Below are a few random and quick thoughts about the game:

  • First and foremost, the Mule looked good in his return. Both on the ice and off. He threw a good hit in the first, made some plays (for fucks sake he was the only person taking the puck off the boards and driving through the slot in the middle), and had some solid scoring opportunities. He kept up with play (although at the pace the rest of his teammates was playing there was no way he couldn't keep up). But the highlight would be his newly developed mustache. The only way it could have been better was if it had handle bars. Pure awesomeness. I'm convinced that after his ACL surgery he repeatedly watched Boogie Nights and now fancies himself some sort of American gigolo. Either way, great to have him back.
  • Bertuzzi somehow took a penalty in the first 2 minutes. Fuck you Bert.
  • Johnny Ericsson had a better night. He cleared some rebounds in front of his own net and had an assist on the Draper clusterfuck of a goal. Seriously, how the hell did that go in?
  • According to the Versus announcers, young James is a pitchback. Do they think before they speak, and why do I have the humor of an 11 year old boy.
  • On the Draper goal, Helm apparently was a little quick out of the gate and according to the 10 minutes dedicated to the subject by Versus, he cheated. Draper has taught the young grasshopper well.
  • The Wings were awful the first two periods. Painful to watch. So Versus cut to Datsyuk on the bench dangling his boogers. Nice double snot rocket. Guess he didn't feel like a little dangle dangle on the ice during the first 2 , but boogers, well that he felt like.
  • Howard faced 20 shots in the first. At this point, that probably bored him.
  • On the Wings first pp in the first period, they didn't have a shot on goal...just a fun little fact...
  • It was only a matter of time that the lack of defensive effort came and bit the Wings in their collectively slow ass. 3-1 Blues was hard to see, but the only surprising part, it wasn't worse...
  • Now obviously I'm not a professional athlete, so this next point will probably not be popular. There has been a great deal of talk regarding the teams motivation and how that is probably Babcocks fault. I disagree. These guys are PROFESSIONAL athletes. Sure they don't make as much money as basketball or football players but they still make obscene amounts of cash compared to the average person. Plus they have a job, where they get to play a game they love. Often a childhood dream achieved. And if that's not enough, wouldn't performing your fucking job be all the motivation you need? They aren't peewee players, or even college or junior players. They are in the NHL. Motivation may not be able to be maintained for 82 games a year. Let's face it, no one has their A game on everyday at work. But this seems unacceptable....Alright, stepping off soap box...
  • Somehow the Wings fought back with a little bit of help from lady luck and tied the game up to earn a point in overtime. A point we're happy to take but they didn't deserve.
  • Datsyuk showed up for the latter part of the game. Would have been great to have him for 3 whole periods.
  • I don't know about you, but I would be ok not seeing Zetterberg in any more shootouts. That was painful.

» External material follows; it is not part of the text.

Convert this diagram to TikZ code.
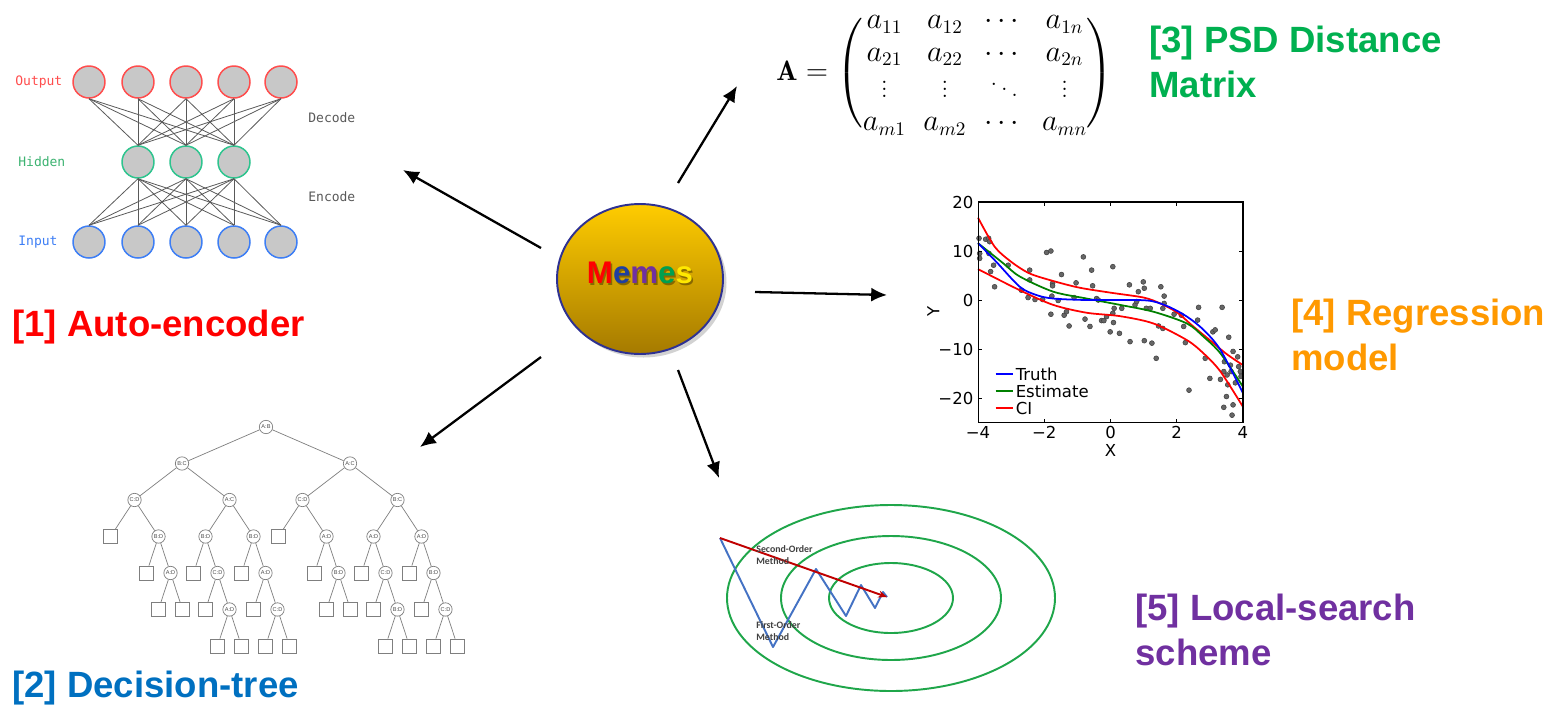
\documentclass[tikz,border=0pt]{standalone}
\usepackage{amsmath}
\usepackage{fontspec}
\usetikzlibrary{arrows.meta,shapes.geometric,shadows}

\newfontfamily\lblfont{Liberation Sans}
\newfontfamily\plotfont{DejaVu Sans}
\newfontfamily\codefont{DejaVu Sans Mono}
\newfontfamily\notefont{Carlito}

\definecolor{lblred}{HTML}{FF0000}
\definecolor{lblblue}{HTML}{0070C0}
\definecolor{lblgreen}{HTML}{00B050}
\definecolor{lblorange}{HTML}{FF9900}
\definecolor{lblpurple}{HTML}{7030A0}
\definecolor{outred}{HTML}{FF4D4D}
\definecolor{hidgreen}{HTML}{2EC48E}
\definecolor{hidtext}{HTML}{3CB371}
\definecolor{inblue}{HTML}{3D7EF5}
\definecolor{neurongray}{HTML}{C8C8C8}
\definecolor{treegray}{HTML}{7F7F7F}
\definecolor{contourgreen}{HTML}{1FA64A}
\definecolor{fogblue}{HTML}{4472C4}
\definecolor{sodark}{HTML}{C00000}
\definecolor{memesnavy}{HTML}{2E3192}
\definecolor{memestop}{HTML}{FFCC00}
\definecolor{memesbot}{HTML}{A57A00}
\definecolor{mmblue}{HTML}{1F3FA0}
\definecolor{mmgreen}{HTML}{00A050}
\definecolor{mmyellow}{HTML}{FFE800}

\newcommand{\memesword}{\textcolor{lblred}{M}\textcolor{mmblue}{e}\textcolor{lblpurple}{m}\textcolor{mmgreen}{e}\textcolor{mmyellow}{s}}

\tikzset{
  biglbl/.style={font=\lblfont\bfseries\fontsize{20.8}{25.3}\selectfont,inner sep=0pt,align=left},
  bigarrow/.style={line width=1.3pt,-{Latex[length=9pt,width=8pt]}},
  memes/.style={ellipse,minimum width=3.32cm,minimum height=3cm,draw=memesnavy,line width=1.1pt,
    top color=memestop,bottom color=memesbot,drop shadow={shadow xshift=2pt,shadow yshift=-2pt,opacity=.35}},
  memestxt/.style={font=\lblfont\bfseries\fontsize{17.8}{20}\selectfont,inner sep=0pt},
  neuron/.style={circle,minimum size=0.64cm,inner sep=0pt,fill=neurongray,line width=0.85pt},
  syn/.style={draw=black!65,line width=0.45pt},
  aelbl/.style={font=\codefont\fontsize{7.4}{9}\selectfont,inner sep=0pt,anchor=west},
  dn/.style={circle,draw=treegray,minimum size=7.6pt,inner sep=0pt,fill=white,
    font=\lblfont\fontsize{3.2}{3.5}\selectfont,text=black!70},
  lf/.style={rectangle,draw=treegray,minimum size=8pt,inner sep=0pt},
  tick/.style={font=\plotfont\fontsize{9.4}{11}\selectfont,inner sep=1pt,text=black},
  contour/.style={draw=contourgreen,line width=1.1pt},
  note/.style={font=\notefont\bfseries\fontsize{5.6}{6.8}\selectfont,text=black!75,align=left,inner sep=0pt}
}

\begin{document}
\begin{tikzpicture}[x=0.02cm,y=-0.02cm,>=Latex]
  \fill[white] (0,0) rectangle (1562,704);
  \useasboundingbox (0,0) rectangle (1562,704);

  % centre
  \node[memes] (memes) at (640,279) {};
  \node[memestxt,text=black,opacity=.35] (memes-shadow) at (641.5,274.5) {Memes};
  \node[memestxt] (memes-word) at (640,273) {\memesword};

  \coordinate (a1s) at (541,248); \coordinate (a1e) at (403,170);
  \coordinate (a2s) at (678,183); \coordinate (a2e) at (737,86);
  \coordinate (a3s) at (755,292); \coordinate (a3e) at (887,295);
  \coordinate (a4s) at (541,357); \coordinate (a4e) at (420,447);
  \coordinate (a5s) at (678,370); \coordinate (a5e) at (719,478);
  \foreach \k in {1,...,5}
    \draw[bigarrow] (a\k s) -- (a\k e);

  % [1] auto-encoder
  \foreach \i/\x in {1/89,2/138,3/186,4/234,5/281} {
    \node[neuron,draw=outred] (o\i) at (\x,82) {};
    \node[neuron,draw=inblue] (in\i) at (\x,242) {};
  }
  \foreach \j/\x in {1/138,2/186,3/234}
    \node[neuron,draw=hidgreen] (h\j) at (\x,162) {};
  \foreach \i in {1,...,5}
    \foreach \j in {1,2,3} {
      \draw[syn] (o\i.south) -- (h\j.north);
      \draw[syn] (h\j.south) -- (in\i.north);
    }
  \node[aelbl,text=outred] (l-out) at (15,82) {Output};
  \node[aelbl,text=hidtext] (l-hid) at (18,162) {Hidden};
  \node[aelbl,text=inblue] (l-in) at (18,242) {Input};
  \node[aelbl,text=black!65] (l-dec) at (308,118) {Decode};
  \node[aelbl,text=black!65] (l-enc) at (308,197) {Encode};
  \node[biglbl,text=lblred,anchor=base west] (lbl1) at (12,336) {[1] Auto-encoder};

  % [2] decision tree
  \begin{scope}[level distance=0.73cm,
      edge from parent/.style={draw=treegray,line width=0.4pt},
      level 1/.style={sibling distance=3.36cm,xshift=-0.24cm},
      level 2/.style={sibling distance=1.9cm},
      level 3/.style={sibling distance=0.96cm},
      level 4/.style={sibling distance=0.48cm},
      level 5/.style={sibling distance=0.48cm},
      level 6/.style={sibling distance=0.48cm}]
  \node[dn] (dt) at (266,427) {A:B}
    child {node[dn] {B:C}
      child {node[dn] {C:D}
        child {node[lf] {}}
        child {node[dn] {B:D}
          child {node[lf] {}}
          child {node[dn] {A:D}
            child {node[lf] {}}
            child {node[lf] {}}}}}
      child {node[dn] {A:C}
        child {node[dn] {B:D}
          child {node[lf] {}}
          child {node[dn] {C:D}
            child {node[lf] {}}
            child {node[dn] {A:D}
              child {node[lf] {}}
              child {node[lf] {}}}}}
        child {node[dn] {B:D}
          child {node[lf] {}}
          child {node[dn] {A:D}
            child {node[lf] {}}
            child {node[dn] {C:D}
              child {node[lf] {}}
              child {node[lf] {}}}}}}}
    child {node[dn] {A:C}
      child {node[dn] {C:D}
        child {node[lf] {}}
        child {node[dn] {A:D}
          child {node[lf] {}}
          child {node[dn] {B:D}
            child {node[lf] {}}
            child {node[lf] {}}}}}
      child {node[dn] {B:C}
        child {node[dn] {A:D}
          child {node[lf] {}}
          child {node[dn] {C:D}
            child {node[lf] {}}
            child {node[dn] {B:D}
              child {node[lf] {}}
              child {node[lf] {}}}}}
        child {node[dn] {A:D}
          child {node[lf] {}}
          child {node[dn] {B:D}
            child {node[lf] {}}
            child {node[dn] {C:D}
              child {node[lf] {}}
              child {node[lf] {}}}}}}};
  \end{scope}
  \node[biglbl,text=lblblue,anchor=base west] (lbl2) at (12,697) {[2] Decision-tree};

  % [3] distance matrix
  \node[anchor=west,inner sep=0pt] (psd) at (776,73) {\fontsize{16}{18.6}\selectfont
    \arraycolsep=5pt\delimitershortfall=16pt\delimiterfactor=750
    $\mathbf{A}=\begin{pmatrix}
      a_{11} & a_{12} & \cdots & a_{1n}\\
      a_{21} & a_{22} & \cdots & a_{2n}\\
      \vdots & \vdots & \ddots & \vdots\\
      a_{m1} & a_{m2} & \cdots & a_{mn}
    \end{pmatrix}$};
  \node[biglbl,text=lblgreen,anchor=north west] (lbl3) at (1149,26) {[3] PSD Distance\\Matrix};

  % [4] regression
  \begin{scope}[shift={(1110.5,300)},x=0.6625cm,y=0.098cm]
    \foreach \p in {(-3.97,12.6),(-3.95,9.5),(-3.95,8.5),(-3.77,12.4),(-3.68,12.6),(-3.65,11.9),
        (-3.67,9.5),(-3.62,5.8),(-3.53,7.1),(-3.5,2.7),(-3.09,7.1),(-2.69,2.0),(-2.44,6.1),
        (-2.44,4.1),(-2.49,0.5),(-2.28,0.1),(-2.05,0.1),(-1.93,9.7),(-1.8,10),(-1.75,3.4),
        (-1.75,2.9),(-1.77,0.8),(-1.8,-2.9),(-1.58,-0.1),(-1.48,5.2),(-1.4,-3.1),(-1.33,-2.4),
        (-1.25,-5.3),(-1.1,0.5),(-1.04,3.5),(-0.82,8.8),(-0.77,-3.9),(-0.62,-5.4),(-0.57,6.1),
        (-0.54,2.9),(-0.42,0.3),(-0.37,0),(-0.27,-4.2),(-0.2,-4.2),(-0.12,-3.4),(-0.01,-6.5),
        (0.07,6.8),(0.07,-2.7),(0.09,-4.6),(0.11,-1.7),(0.27,-6.8),(0.34,-1.7),(0.57,3.1),
        (0.59,-8.5),(0.74,-1.0),(0.79,-0.3),(0.84,1.7),(0.99,3.7),(1.02,2.4),(1.02,-8.3),
        (1.08,-1.7),(1.2,-1.7),(1.25,-8.8),(1.38,-11.9),(1.45,-5.3),(1.52,2.7),(1.58,-5.8),
        (1.58,-1.7),(1.62,0.8),(1.62,-0.7),(1.92,-2.9),(2.14,-3.1),(2.21,-5.4),(2.26,-8.7),
        (2.37,-18.4),(2.63,-4.1),(2.66,-1.5),(2.86,-11.9),(3.0,-16),(3.09,-6.5),(3.16,-6.1),
        (3.32,-16.2),(3.37,-1.5),(3.42,-14.6),(3.44,-12.6),(3.42,-21.9),(3.5,-19.7),(3.52,-15.3),
        (3.54,-17.3),(3.57,-7.6),(3.62,-13.3),(3.64,-14.6),(3.67,-23.5),(3.7,-10.5),(3.7,-21.4),
        (3.77,-16.9),(3.84,-11.6),(3.87,-13.6),(3.92,-14.6),(3.94,-15.6)}
      \filldraw[fill=black!60,draw=black!75,line width=0.3pt] \p circle[radius=1.4pt];
    \draw[red,line width=1pt] plot[smooth] coordinates {(-4,16.8) (-3.5,10.9) (-3,7.8) (-2.5,5.6)
      (-2,4.4) (-1,2.6) (0,1.5) (1,0.5) (1.5,-0.7) (2,-2.5) (2.5,-5.4) (3,-8.2) (3.5,-11) (4,-13.3)};
    \draw[red,line width=1pt] plot[smooth] coordinates {(-4,6.3) (-2.74,2.0) (-1.73,-1.0) (-0.72,-2.6)
      (0.29,-3.3) (1.3,-4.8) (2.31,-8.2) (2.81,-10.9) (3.32,-14.6) (4,-21.8)};
    \draw[green!50!black,line width=1pt] plot[smooth] coordinates {(-4,11.6) (-3.24,7.5) (-2.74,4.8)
      (-1.73,1.7) (-0.72,0.3) (0.29,-1.0) (1.3,-2.4) (2.31,-4.8) (2.81,-7.5) (3.32,-10.9) (4,-17.7)};
    \draw[blue,line width=1pt] plot[smooth] coordinates {(-4,11.6) (-3.45,7.8) (-2.74,2.7) (-2.23,1.0)
      (-1.73,0.3) (-0.72,0) (0.79,0) (1.3,-0.3) (1.8,-1.5) (2.31,-3.4) (2.81,-6.1) (3.32,-10.2) (4,-19)};
    \draw[line width=0.6pt] (-4,-25) rectangle (4,20);
    \foreach \v/\t in {-4/−4,-2/−2,0/0,2/2,4/4} {
      \draw[line width=0.5pt] (\v,-25) -- ++(0,0.8) (\v,20) -- ++(0,-0.8);
      \node[tick,anchor=north] at (\v,-25.4) {\t};
    }
    \foreach \v/\t in {20/20,10/10,0/0,-10/−10,-20/−20} {
      \draw[line width=0.5pt] (-4,\v) -- ++(0.12,0) (4,\v) -- ++(-0.12,0);
      \node[tick,anchor=east] at (-4.08,\v) {\t};
    }
    \node[tick] (xlab) at (0,-30.8) {X};
    \node[tick,rotate=90] (ylab) at (-5.35,-2.4) {Y};
    \draw[blue,line width=1pt] (-3.47,-15.1) -- (-2.94,-15.1) node[tick,right] {Truth};
    \draw[green!50!black,line width=1pt] (-3.47,-18.6) -- (-2.94,-18.6) node[tick,right] {Estimate};
    \draw[red,line width=1pt] (-3.47,-22.1) -- (-2.94,-22.1) node[tick,right] {CI};
  \end{scope}
  \node[biglbl,text=lblorange,anchor=north west] (lbl4) at (1291,299) {[4] Regression\\model};

  % [5] local search
  \foreach \rx/\ry in {164/93,110/62,62/35}
    \draw[contour] (891,598) ellipse [x radius=\rx,y radius=\ry];
  \coordinate (ls-start) at (720,538);
  \coordinate (ls-min) at (887,597);
  \draw[fogblue,line width=1.1pt,line join=round] (ls-start) -- (773,647) -- (816,569) -- (846,616)
    -- (861,585) -- (875,608) -- (883,592) -- (ls-min);
  \draw[sodark,line width=1.1pt,-{Stealth[length=5pt,width=4pt]}] (ls-start) -- (ls-min);
  \node[note,anchor=north west] (so-txt) at (756,545) {Second-Order\\Method};
  \node[note,anchor=north west] (fo-txt) at (756,621) {First-Order\\Method};
  \node[biglbl,text=lblpurple,anchor=north west] (lbl5) at (1135,594) {[5] Local-search\\scheme};
\end{tikzpicture}
\end{document}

Next game is Thursday. Who honestly knows what team we will see on the ice. There is no way of telling. Either way it's time for the leaders in the dressing room to step up and demand more from themselves and from their team. The talent level is there, the time to make the playoffs is still there....now the players just need to jump on board.

What we do know for sure, Uncle Mike says young James is starting. I'd be interested to know the last Wings goaltender that faced this many shots per game. Just imagine what his save percentage would be with a little solid defense in front of him.

2 comments:

  1. "I'm convinced that after his ACL surgery he repeatedly watched Boogie Nights and now fancies himself some sort of American gigolo."

    Amazing. Also, the Versus announcers giggled like 12 year old girls when DMac said "enormous loads."